Although some may see the policy reversal as a failure, administration officials say they see regulatory law as more of an experiment. “We always anticipated that some modifications and other allowances would be required for changes of this size and scope,” U.S. Secretary of Agriculture Tom Vilsack wrote to Hoeven last year, in response to complaints the senator had received from his district. “USDA has asked for, and states and schools have provided us with, valuable feedback. As a result, you should be pleased to know that we have recently moved to allow for additional flexibility in meeting some of the new standards.”

Vilsack said the administrative rule change follows feedback the government received from states and school districts with regard to daily and weekly maximum amounts of specific categories of foods, such as meats. To be sure, the Obama administration has not yielded in the fight against childhood obesity, Vilsack asserted. "This flexibility is being provided to allow more time for the development of products that fit within the new standards while granting schools additional weekly menu planning options to help ensure that children receive a wholesome, nutritious meal every day of the week."

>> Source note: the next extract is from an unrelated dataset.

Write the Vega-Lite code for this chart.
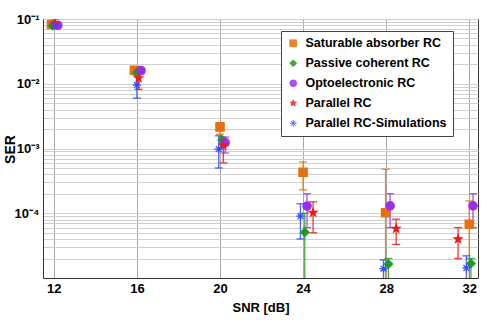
{
  "$schema": "https://vega.github.io/schema/vega-lite/v6.json",
  "width": 435,
  "height": 259,
  "autosize": {"type": "none"},
  "padding": {"left": 43, "top": 19, "right": 13, "bottom": 42},
  "background": "white",
  "config": {
    "font": "Liberation Sans",
    "view": {"stroke": "#333", "strokeWidth": 1},
    "axis": {"labelFont": "Liberation Sans", "labelFontWeight": "bold", "labelFontSize": 13, "labelColor": "black", "titleFont": "Liberation Sans", "titleFontWeight": "bold", "titleFontSize": 13, "titleColor": "black", "domainColor": "#333", "tickColor": "#333"}
  },
  "data": {"values": [
    {"series": "Saturable absorber RC", "x": 11.89, "y": 0.082, "lo": 0.075, "hi": 0.09},
    {"series": "Saturable absorber RC", "x": 15.88, "y": 0.0162, "lo": 0.015, "hi": 0.0175},
    {"series": "Saturable absorber RC", "x": 20.0, "y": 0.00215, "lo": 0.00166, "hi": 0.0025},
    {"series": "Saturable absorber RC", "x": 24.0, "y": 0.00043, "lo": 0.00023, "hi": 0.00062},
    {"series": "Saturable absorber RC", "x": 27.97, "y": 0.000102, "lo": 0.000001, "hi": 0.00048},
    {"series": "Saturable absorber RC", "x": 32.0, "y": 0.0000675, "lo": 0.000001, "hi": 0.000155},
    {"series": "Passive coherent RC", "x": 11.95, "y": 0.079, "lo": 0.074, "hi": 0.086},
    {"series": "Passive coherent RC", "x": 16.0, "y": 0.015, "lo": 0.014, "hi": 0.016},
    {"series": "Passive coherent RC", "x": 20.1, "y": 0.00135, "lo": 0.0012, "hi": 0.0015},
    {"series": "Passive coherent RC", "x": 24.08, "y": 0.000051, "lo": 0.000001, "hi": 0.0001},
    {"series": "Passive coherent RC", "x": 28.11, "y": 0.0000164, "lo": 0.000001, "hi": 0.00002},
    {"series": "Passive coherent RC", "x": 32.08, "y": 0.0000168, "lo": 0.000001, "hi": 0.00002},
    {"series": "Optoelectronic RC", "x": 12.19, "y": 0.08, "lo": 0.075, "hi": 0.086},
    {"series": "Optoelectronic RC", "x": 16.2, "y": 0.016, "lo": 0.0145, "hi": 0.0175},
    {"series": "Optoelectronic RC", "x": 20.25, "y": 0.00123, "lo": 0.00085, "hi": 0.0015},
    {"series": "Optoelectronic RC", "x": 24.19, "y": 0.000129, "lo": 0.00006, "hi": 0.0002},
    {"series": "Optoelectronic RC", "x": 28.19, "y": 0.00013, "lo": 0.00006, "hi": 0.0002},
    {"series": "Optoelectronic RC", "x": 32.18, "y": 0.00013, "lo": 0.00006, "hi": 0.0002},
    {"series": "Parallel RC", "x": 12.05, "y": 0.086, "lo": 0.078, "hi": 0.1},
    {"series": "Parallel RC", "x": 16.08, "y": 0.0122, "lo": 0.0082, "hi": 0.015},
    {"series": "Parallel RC", "x": 20.16, "y": 0.00112, "lo": 0.0006, "hi": 0.0014},
    {"series": "Parallel RC", "x": 24.48, "y": 0.000102, "lo": 0.00005, "hi": 0.00015},
    {"series": "Parallel RC", "x": 28.48, "y": 0.000058, "lo": 0.000033, "hi": 0.000081},
    {"series": "Parallel RC", "x": 31.46, "y": 0.00004, "lo": 0.00002, "hi": 0.00006},
    {"series": "Parallel RC-Simulations", "x": 12.05, "y": 0.08, "lo": 0.075, "hi": 0.086},
    {"series": "Parallel RC-Simulations", "x": 16.0, "y": 0.0095, "lo": 0.006, "hi": 0.0135},
    {"series": "Parallel RC-Simulations", "x": 19.94, "y": 0.00098, "lo": 0.0005, "hi": 0.00157},
    {"series": "Parallel RC-Simulations", "x": 23.87, "y": 0.00009, "lo": 0.00004, "hi": 0.00014},
    {"series": "Parallel RC-Simulations", "x": 27.87, "y": 0.000014, "lo": 0.000001, "hi": 0.000019},
    {"series": "Parallel RC-Simulations", "x": 31.86, "y": 0.0000143, "lo": 0.000001, "hi": 0.000022}
  ]},
  "encoding": {
    "x": {"field": "x", "type": "quantitative",
      "scale": {"domain": [11.48, 32.42], "nice": false, "zero": false},
      "axis": {"values": [12, 16, 20, 24, 28, 32], "title": "SNR [dB]", "titlePadding": 6, "labelPadding": 4, "tickSize": 0, "grid": true, "gridColor": "#a8a8a8", "gridWidth": 1}
    },
    "color": {"field": "series", "type": "nominal",
      "scale": {"domain": ["Saturable absorber RC", "Passive coherent RC", "Optoelectronic RC", "Parallel RC", "Parallel RC-Simulations"],
                "range": ["#E8700C", "#1E9A1E", "#9A2EF0", "#F01818", "#3050FF"]},
      "legend": {
        "title": null, "orient": "none", "legendX": 238, "legendY": 12,
        "fillColor": "white", "strokeColor": "#444", "padding": 6,
        "labelFont": "Liberation Sans", "labelFontWeight": "bold", "labelFontSize": 12.5, "labelColor": "black",
        "labelLimit": 300, "symbolSize": 45, "rowPadding": 7, "labelOffset": 6,
        "symbolStrokeWidth": 1,
        "encode": {"symbols": {"update": {"stroke": {"scale": "color", "field": "value"}}}}
      }
    }
  },
  "layer": [
    {
      "mark": {"type": "rule", "clip": true, "strokeWidth": 1.3, "opacity": 0.85},
      "encoding": {
        "y": {"field": "lo", "type": "quantitative",
          "scale": {"type": "log", "domain": [0.00001, 0.1], "nice": false},
          "axis": {"title": "SER", "titleFontSize": 14, "titleX": -33, "titleY": 130, "titleAngle": 270, "titleAlign": "center", "titleBaseline": "middle",
            "values": [0.00001,0.00002,0.00003,0.00004,0.00005,0.00006,0.00007,0.00008,0.00009,0.0001,0.0002,0.0003,0.0004,0.0005,0.0006,0.0007,0.0008,0.0009,0.001,0.002,0.003,0.004,0.005,0.006,0.007,0.008,0.009,0.01,0.02,0.03,0.04,0.05,0.06,0.07,0.08,0.09,0.1],
            "labelExpr": "datum.value > 0.095 ? '10⁻¹' : (datum.value > 0.0095 && datum.value < 0.0105) ? '10⁻²' : (datum.value > 0.00095 && datum.value < 0.00105) ? '10⁻³' : (datum.value > 0.000095 && datum.value < 0.000105) ? '10⁻⁴' : ''",
            "labelOverlap": false, "labelBound": false, "labelFontSize": 13, "labelPadding": 4, "tickSize": 0,
            "grid": true, "gridColor": "#cfcfcf", "gridWidth": 1}
        },
        "y2": {"field": "hi"}
      }
    },
    {
      "mark": {"type": "tick", "clip": true, "orient": "horizontal", "size": 8, "thickness": 1.3, "opacity": 0.85},
      "encoding": {"y": {"field": "lo", "type": "quantitative"}}
    },
    {
      "mark": {"type": "tick", "clip": true, "orient": "horizontal", "size": 8, "thickness": 1.3, "opacity": 0.85},
      "encoding": {"y": {"field": "hi", "type": "quantitative"}}
    },
    {
      "mark": {"type": "point", "filled": true, "opacity": 1, "size": 70, "strokeWidth": 1.2, "clip": true, "stroke": {"expr": "scale('color', datum.series)"}},
      "encoding": {
        "y": {"field": "y", "type": "quantitative"},
        "shape": {"field": "series", "type": "nominal",
          "scale": {"domain": ["Saturable absorber RC", "Passive coherent RC", "Optoelectronic RC", "Parallel RC", "Parallel RC-Simulations"],
                    "range": ["square", "diamond", "circle", "M0,-1L0.235,-0.324L0.951,-0.309L0.38,0.124L0.588,0.809L0,0.4L-0.588,0.809L-0.38,0.124L-0.951,-0.309L-0.235,-0.324Z", "M-1,0L1,0M0,-1L0,1M-0.7,-0.7L0.7,0.7M-0.7,0.7L0.7,-0.7"]}
        }
      }
    }
  ]
}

As American as apple pie, the National School Lunch Program began during World War II with the iconic half-pint boxes of milk arriving at schools in 1954. In fiscal year 2012, the federal government provided funding for more than five billion lunches served to more than 31 million schoolchildren at a total cost of $16 billion. School lunches remain the best opportunity for the government to reach many lower-income children, who are also most at risk of experiencing weight problems or obesity.